■ WRITTEN EXERCISE ■
Write out again exactly the lines from the one containing "Convert this chart to seaborn" through the one containing "from matplotlib.ticker import FuncFormatter", both included, and omit the pictures.

────

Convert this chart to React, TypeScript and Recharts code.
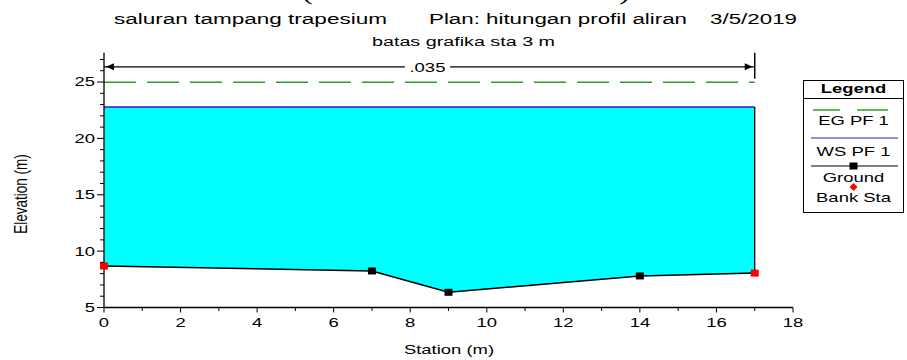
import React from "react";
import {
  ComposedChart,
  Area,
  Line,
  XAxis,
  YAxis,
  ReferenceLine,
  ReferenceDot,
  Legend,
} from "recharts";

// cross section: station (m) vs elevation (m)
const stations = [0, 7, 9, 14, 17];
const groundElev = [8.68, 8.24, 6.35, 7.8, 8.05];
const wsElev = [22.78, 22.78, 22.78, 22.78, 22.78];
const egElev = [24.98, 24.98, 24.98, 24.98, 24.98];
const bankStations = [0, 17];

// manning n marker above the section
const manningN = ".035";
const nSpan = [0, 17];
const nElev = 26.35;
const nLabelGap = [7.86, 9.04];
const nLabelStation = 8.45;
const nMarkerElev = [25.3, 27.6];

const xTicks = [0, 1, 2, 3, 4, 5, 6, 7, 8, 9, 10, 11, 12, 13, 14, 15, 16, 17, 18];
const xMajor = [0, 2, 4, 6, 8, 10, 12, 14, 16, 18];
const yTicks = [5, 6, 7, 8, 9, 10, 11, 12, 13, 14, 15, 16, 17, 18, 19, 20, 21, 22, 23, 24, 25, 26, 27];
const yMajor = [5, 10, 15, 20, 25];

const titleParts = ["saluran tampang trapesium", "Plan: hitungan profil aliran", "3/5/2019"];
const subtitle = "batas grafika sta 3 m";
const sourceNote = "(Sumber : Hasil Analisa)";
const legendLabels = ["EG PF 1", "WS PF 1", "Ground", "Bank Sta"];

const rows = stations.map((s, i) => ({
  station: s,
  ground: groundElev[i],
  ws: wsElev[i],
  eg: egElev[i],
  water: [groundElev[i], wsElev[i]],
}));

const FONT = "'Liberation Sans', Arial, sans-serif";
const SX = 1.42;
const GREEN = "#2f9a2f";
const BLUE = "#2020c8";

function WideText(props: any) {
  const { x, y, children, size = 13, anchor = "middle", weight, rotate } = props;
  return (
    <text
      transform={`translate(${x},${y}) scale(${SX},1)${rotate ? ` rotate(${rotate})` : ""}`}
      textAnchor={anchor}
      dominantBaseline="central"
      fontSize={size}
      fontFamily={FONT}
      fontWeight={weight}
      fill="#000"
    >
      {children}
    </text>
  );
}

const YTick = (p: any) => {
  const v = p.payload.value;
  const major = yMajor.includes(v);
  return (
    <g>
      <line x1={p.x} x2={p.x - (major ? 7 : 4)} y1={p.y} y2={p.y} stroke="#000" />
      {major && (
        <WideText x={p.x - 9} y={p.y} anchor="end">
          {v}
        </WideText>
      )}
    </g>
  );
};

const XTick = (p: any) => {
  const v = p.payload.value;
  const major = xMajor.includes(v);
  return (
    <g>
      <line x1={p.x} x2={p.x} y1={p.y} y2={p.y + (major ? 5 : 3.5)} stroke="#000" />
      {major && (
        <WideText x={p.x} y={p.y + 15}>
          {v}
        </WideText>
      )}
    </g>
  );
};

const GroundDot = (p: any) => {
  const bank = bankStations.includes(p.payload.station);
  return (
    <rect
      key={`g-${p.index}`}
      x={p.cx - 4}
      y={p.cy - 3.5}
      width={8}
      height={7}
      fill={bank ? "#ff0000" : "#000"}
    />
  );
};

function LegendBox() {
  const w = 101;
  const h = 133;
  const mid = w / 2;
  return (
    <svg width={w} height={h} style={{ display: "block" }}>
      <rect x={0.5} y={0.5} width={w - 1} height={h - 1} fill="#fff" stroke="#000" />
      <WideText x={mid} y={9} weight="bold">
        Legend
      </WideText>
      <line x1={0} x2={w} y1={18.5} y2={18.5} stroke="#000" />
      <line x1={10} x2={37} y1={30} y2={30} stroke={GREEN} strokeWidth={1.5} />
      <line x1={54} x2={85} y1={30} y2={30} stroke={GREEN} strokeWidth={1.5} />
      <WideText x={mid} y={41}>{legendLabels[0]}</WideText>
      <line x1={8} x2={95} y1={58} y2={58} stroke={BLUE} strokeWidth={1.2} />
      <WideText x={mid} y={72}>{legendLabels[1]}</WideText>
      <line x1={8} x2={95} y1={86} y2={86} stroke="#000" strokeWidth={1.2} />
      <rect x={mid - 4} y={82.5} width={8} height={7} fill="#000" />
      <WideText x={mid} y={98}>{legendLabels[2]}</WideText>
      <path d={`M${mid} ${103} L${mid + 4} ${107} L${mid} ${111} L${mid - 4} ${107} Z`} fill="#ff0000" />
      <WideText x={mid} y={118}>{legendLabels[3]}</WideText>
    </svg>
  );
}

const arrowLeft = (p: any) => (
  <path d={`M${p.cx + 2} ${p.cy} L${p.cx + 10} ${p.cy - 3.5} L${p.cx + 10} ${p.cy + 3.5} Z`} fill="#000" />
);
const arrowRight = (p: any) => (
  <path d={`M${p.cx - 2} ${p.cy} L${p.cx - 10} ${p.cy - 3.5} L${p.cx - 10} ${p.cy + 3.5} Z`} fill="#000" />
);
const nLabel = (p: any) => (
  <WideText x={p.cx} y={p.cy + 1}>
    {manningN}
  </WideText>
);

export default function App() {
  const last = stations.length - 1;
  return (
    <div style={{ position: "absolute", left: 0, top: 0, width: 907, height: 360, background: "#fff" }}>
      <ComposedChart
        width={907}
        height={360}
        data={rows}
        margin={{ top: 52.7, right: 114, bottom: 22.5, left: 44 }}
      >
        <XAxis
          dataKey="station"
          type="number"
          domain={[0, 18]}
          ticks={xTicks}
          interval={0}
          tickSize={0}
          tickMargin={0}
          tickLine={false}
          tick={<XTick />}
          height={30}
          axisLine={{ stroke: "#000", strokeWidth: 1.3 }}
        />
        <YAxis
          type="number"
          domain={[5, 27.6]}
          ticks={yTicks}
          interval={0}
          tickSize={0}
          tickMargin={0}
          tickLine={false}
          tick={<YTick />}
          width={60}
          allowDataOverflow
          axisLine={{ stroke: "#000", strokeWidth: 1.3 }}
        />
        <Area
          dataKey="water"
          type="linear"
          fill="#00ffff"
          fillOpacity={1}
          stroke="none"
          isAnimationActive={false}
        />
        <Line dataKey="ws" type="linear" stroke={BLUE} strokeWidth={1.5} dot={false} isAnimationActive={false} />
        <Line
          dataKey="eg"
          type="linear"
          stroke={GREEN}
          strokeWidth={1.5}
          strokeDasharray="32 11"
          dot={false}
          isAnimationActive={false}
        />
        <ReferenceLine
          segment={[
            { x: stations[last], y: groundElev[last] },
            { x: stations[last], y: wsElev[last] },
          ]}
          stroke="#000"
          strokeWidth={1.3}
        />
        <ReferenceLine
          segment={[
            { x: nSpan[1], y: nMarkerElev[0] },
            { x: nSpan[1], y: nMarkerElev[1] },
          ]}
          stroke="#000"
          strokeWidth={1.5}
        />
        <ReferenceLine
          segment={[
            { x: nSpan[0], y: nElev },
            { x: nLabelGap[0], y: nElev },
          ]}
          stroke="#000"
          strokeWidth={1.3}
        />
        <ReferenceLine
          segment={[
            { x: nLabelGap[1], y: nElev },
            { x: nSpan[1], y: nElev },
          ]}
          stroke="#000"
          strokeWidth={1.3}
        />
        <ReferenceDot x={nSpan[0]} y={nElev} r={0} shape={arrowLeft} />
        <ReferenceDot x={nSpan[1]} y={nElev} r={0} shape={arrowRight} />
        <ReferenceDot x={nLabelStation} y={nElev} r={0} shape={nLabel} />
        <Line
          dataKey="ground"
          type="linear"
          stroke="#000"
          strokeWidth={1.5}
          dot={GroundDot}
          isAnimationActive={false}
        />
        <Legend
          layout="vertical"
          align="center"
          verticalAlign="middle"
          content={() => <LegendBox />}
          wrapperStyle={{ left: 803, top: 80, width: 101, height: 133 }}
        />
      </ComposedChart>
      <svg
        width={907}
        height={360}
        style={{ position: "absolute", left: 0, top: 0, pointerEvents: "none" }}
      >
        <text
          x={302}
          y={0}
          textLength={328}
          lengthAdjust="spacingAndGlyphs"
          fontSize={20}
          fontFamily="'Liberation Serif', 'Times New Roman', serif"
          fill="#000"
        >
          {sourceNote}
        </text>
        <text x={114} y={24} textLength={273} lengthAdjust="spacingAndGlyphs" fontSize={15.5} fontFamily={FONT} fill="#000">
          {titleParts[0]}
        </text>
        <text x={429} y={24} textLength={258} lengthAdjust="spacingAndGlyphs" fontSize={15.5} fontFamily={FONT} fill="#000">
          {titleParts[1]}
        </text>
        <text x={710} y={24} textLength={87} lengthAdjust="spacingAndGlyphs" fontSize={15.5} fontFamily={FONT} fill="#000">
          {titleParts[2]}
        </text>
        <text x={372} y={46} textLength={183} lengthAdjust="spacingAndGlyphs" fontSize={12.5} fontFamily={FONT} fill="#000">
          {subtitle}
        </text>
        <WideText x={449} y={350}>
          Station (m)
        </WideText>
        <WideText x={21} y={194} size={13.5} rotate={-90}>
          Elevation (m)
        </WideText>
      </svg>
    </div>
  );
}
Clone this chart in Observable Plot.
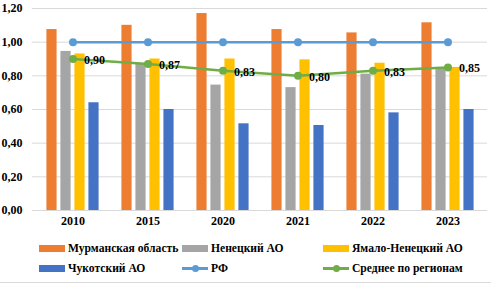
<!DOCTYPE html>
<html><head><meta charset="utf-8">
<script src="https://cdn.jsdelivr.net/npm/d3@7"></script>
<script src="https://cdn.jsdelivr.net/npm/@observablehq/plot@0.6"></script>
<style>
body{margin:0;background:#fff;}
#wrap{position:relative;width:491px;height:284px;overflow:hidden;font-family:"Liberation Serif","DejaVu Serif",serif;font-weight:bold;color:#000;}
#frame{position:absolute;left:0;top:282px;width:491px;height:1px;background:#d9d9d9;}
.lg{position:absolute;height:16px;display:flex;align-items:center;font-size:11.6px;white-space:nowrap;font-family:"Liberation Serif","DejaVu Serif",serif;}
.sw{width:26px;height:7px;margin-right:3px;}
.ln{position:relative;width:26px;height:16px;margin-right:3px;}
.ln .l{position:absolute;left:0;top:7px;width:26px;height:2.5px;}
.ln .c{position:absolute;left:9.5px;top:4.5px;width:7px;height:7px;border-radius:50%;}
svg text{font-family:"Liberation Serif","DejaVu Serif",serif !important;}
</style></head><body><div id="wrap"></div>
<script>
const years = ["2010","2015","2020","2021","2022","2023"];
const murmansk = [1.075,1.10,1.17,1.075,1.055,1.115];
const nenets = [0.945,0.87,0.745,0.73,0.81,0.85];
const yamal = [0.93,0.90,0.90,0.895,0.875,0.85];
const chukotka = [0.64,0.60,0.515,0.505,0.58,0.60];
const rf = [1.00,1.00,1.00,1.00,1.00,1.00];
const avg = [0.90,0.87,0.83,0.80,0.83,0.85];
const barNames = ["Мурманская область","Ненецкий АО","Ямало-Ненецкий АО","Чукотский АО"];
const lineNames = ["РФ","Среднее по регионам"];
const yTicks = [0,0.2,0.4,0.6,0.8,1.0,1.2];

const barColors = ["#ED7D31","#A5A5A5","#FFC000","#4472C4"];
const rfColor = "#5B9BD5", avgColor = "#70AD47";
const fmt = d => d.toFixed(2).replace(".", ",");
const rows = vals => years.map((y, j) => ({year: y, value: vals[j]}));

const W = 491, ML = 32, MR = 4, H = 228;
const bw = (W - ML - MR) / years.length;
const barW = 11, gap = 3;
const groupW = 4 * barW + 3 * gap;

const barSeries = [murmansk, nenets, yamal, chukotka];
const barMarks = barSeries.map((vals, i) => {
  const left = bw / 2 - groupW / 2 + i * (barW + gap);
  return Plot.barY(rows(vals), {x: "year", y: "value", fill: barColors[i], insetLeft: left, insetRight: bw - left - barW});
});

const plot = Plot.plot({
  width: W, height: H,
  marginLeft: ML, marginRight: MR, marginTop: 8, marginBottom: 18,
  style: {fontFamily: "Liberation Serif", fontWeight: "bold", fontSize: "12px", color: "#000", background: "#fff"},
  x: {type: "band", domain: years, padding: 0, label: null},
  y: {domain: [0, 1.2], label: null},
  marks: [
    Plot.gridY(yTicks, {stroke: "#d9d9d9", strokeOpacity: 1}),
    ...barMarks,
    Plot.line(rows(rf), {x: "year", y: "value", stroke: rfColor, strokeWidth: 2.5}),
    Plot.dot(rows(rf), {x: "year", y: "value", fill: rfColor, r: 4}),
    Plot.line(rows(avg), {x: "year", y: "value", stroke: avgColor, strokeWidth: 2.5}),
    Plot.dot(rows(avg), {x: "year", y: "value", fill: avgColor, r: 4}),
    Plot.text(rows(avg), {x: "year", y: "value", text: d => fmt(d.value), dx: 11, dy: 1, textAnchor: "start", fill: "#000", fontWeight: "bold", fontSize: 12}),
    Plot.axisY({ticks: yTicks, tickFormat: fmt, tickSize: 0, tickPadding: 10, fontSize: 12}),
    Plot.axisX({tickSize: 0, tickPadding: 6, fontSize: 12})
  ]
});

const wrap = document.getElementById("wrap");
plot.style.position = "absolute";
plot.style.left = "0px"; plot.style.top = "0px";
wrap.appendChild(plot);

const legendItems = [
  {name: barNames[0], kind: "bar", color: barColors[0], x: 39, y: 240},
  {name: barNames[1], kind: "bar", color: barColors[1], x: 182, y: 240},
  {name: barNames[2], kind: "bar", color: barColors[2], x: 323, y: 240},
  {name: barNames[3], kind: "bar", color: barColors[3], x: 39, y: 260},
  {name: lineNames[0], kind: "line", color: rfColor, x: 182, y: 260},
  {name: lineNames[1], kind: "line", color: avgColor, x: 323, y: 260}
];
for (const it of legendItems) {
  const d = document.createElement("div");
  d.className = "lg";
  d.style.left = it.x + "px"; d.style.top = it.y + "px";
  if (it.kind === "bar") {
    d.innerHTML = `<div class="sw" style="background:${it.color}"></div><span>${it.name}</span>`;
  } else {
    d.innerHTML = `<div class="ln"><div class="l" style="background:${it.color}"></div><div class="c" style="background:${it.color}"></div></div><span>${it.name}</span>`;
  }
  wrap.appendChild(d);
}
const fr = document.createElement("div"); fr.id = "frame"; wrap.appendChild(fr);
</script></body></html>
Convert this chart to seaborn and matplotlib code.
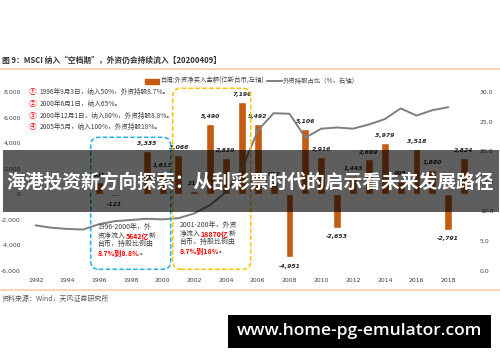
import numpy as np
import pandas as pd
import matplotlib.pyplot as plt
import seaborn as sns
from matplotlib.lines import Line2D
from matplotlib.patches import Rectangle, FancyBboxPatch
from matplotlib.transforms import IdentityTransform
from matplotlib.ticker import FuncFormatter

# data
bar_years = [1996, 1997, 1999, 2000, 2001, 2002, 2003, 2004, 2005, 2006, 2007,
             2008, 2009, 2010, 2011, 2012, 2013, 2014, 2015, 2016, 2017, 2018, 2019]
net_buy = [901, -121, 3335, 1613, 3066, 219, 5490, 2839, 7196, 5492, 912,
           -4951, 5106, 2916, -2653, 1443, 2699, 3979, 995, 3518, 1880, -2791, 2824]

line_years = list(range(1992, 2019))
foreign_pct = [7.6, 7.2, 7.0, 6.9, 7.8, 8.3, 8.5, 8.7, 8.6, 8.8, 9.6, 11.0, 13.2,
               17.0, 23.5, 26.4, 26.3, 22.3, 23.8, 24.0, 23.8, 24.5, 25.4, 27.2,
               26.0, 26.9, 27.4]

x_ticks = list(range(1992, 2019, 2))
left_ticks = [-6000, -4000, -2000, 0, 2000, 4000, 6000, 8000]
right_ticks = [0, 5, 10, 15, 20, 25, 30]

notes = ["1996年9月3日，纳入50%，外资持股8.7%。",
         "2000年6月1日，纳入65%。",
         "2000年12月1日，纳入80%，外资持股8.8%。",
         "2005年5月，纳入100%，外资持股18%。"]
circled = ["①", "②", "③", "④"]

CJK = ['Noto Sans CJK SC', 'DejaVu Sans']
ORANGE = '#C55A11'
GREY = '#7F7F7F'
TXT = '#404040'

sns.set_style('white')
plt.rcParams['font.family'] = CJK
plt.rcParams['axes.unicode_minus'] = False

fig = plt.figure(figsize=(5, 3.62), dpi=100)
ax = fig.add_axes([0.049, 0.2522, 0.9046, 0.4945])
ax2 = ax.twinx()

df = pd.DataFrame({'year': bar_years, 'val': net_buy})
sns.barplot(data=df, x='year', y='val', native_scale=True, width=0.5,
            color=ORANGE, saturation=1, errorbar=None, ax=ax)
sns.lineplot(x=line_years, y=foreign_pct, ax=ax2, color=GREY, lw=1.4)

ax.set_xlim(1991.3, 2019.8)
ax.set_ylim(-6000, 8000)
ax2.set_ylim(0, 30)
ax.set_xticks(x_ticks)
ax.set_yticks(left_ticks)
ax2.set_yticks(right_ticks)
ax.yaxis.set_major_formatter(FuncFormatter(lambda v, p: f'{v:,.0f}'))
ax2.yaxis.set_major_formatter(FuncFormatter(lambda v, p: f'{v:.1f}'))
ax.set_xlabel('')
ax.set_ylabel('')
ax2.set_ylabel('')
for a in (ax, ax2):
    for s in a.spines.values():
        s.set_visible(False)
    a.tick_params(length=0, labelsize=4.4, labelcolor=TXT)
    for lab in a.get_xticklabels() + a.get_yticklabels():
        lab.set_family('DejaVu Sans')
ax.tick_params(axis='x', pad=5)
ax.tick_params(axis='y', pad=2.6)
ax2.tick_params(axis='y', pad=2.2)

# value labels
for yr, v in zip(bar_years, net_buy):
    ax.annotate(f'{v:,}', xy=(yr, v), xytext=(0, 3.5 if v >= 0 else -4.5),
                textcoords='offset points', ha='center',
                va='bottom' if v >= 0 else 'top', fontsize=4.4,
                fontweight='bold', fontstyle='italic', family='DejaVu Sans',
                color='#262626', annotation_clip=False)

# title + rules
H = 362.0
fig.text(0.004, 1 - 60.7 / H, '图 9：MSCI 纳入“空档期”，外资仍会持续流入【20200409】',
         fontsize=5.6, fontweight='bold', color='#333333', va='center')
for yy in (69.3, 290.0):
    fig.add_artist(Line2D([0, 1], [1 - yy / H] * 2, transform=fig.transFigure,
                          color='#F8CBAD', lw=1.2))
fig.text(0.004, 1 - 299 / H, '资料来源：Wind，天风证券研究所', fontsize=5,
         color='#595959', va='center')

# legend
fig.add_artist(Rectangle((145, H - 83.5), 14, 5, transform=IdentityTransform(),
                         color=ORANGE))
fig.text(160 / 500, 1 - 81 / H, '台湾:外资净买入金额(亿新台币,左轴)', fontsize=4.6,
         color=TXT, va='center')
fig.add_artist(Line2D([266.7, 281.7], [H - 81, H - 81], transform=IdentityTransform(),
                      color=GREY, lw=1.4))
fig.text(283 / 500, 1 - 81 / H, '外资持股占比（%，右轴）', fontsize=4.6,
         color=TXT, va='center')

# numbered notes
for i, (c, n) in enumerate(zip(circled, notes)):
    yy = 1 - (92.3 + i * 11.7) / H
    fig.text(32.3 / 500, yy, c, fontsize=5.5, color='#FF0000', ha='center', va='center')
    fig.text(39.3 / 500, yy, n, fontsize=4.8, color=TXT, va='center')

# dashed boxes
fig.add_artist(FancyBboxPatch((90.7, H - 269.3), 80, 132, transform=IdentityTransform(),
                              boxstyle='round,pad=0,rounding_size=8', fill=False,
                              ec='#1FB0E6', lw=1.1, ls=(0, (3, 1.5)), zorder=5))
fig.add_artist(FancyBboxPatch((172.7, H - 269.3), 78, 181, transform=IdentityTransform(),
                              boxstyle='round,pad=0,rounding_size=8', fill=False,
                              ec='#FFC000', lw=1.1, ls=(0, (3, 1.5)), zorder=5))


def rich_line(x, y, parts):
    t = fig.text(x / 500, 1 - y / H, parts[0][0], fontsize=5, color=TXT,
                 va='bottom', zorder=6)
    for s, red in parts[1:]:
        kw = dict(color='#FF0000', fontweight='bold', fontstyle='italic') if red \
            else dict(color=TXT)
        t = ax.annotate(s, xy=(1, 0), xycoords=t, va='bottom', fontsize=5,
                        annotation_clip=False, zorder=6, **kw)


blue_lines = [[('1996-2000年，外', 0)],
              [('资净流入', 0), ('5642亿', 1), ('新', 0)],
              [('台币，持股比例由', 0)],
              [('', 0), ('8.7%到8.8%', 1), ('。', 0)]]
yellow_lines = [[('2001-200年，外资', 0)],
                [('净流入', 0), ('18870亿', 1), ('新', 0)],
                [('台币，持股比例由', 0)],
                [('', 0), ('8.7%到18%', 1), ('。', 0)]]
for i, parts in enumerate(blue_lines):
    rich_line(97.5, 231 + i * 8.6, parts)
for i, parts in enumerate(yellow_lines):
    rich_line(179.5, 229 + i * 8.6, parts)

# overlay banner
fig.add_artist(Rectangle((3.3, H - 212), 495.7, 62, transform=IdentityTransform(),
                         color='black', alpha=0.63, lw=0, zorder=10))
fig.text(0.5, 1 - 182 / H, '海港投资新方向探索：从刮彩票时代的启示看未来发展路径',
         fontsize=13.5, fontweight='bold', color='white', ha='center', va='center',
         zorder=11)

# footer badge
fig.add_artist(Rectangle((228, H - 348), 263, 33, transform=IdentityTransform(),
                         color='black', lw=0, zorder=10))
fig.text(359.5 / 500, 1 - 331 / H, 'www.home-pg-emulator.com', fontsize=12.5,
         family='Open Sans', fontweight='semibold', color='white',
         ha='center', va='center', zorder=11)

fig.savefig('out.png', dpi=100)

────

■ FULL RESPONSE ■
Convert this chart to seaborn and matplotlib code.
import numpy as np
import pandas as pd
import matplotlib.pyplot as plt
import seaborn as sns
from matplotlib.lines import Line2D
from matplotlib.patches import Rectangle, FancyBboxPatch
from matplotlib.transforms import IdentityTransform
from matplotlib.ticker import FuncFormatter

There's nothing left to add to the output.